Compartment Syndrome

Orthopedics: Compartment Syndrome
This is a syndrome that results from swelling of a muscle. The muscle is retained in its fixed volume fascia, however, and thus the swelling of the muscle causes occlusion of the blood supply. this can result in infarction, and can cause an ischaemic contraction known as Volkmann’s Ischaemic Contracture.
It typically occurs in the forearm and calf, but can also occur in the thigh and foot.

Compartment Syndrome


-          Trauma – compartment syndrome is often a complication of fracture.
-          Continued pressure on a limb – e.g. lying for hours in the same position on the same limb – often seen in drug and alcohol abuse. 


-          Swelling of the muscle – usually as a result of post-traumatic bleeding and oedema.
o   Initially only venous flow is disturbed, and arterial flow (due to its greater pressure) still occurs.
o   Eventually, the pressure within the compartment exceeds the arterial pressure, and the muscle begins to undergo ischaemia.
§ The main arteries in the compartment have a higher pressure than the arterioles, and thus these may not be occluded until late on, if at all
§ Other structures close by are also affected by the ischaemia – e.g. nerves, but the nerves are not affected until the pressure is very high!
§ This means that distal pulses and neurological exam are usually normal until VERY LATE ON!
·         If there are reduced or absent pulses, then it is likely the diagnosis is too late to stop severe ischaemic damage.

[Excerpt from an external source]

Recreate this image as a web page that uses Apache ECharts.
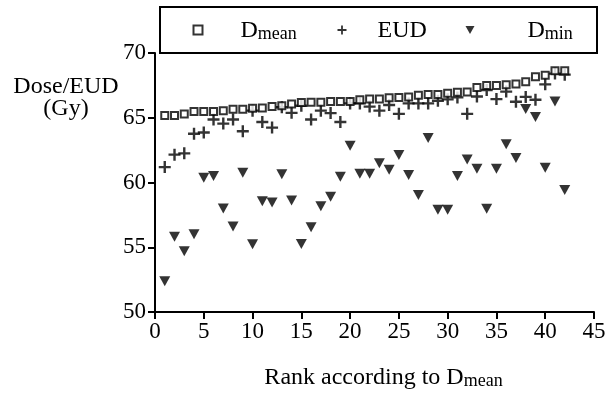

Clinical features and diagnosis

-          Often co-exists with fractures
-          You should be suspicious if there is:
o   Pain increasing over time – despite appropriate analgesia and joint immobilisation
-          People particularly at risk are children/young adults with:
o   Tibial shaft fractures
o   Forearm injuries
o   Crush injuries
-          There is often increased pain on passive flexion and extension of the fingers and toes of the affected limb
-          Measure compartment Pressure:
o   <30mmHg is normal
o   >40mmHg is high
o   Compare diastolic arterial and compartmental pressures – the difference needs to be >30mmHg for adequate perfusion.
o   In children – compartment pressures are not routinely monitored


-          Fasciotomy – of the muscle compartments involved. Do it as soon as possible! To minimise the risk of irreversible ischaemia.
o   If there is any doubt over the diagnosis, perform fasciotomy anyway!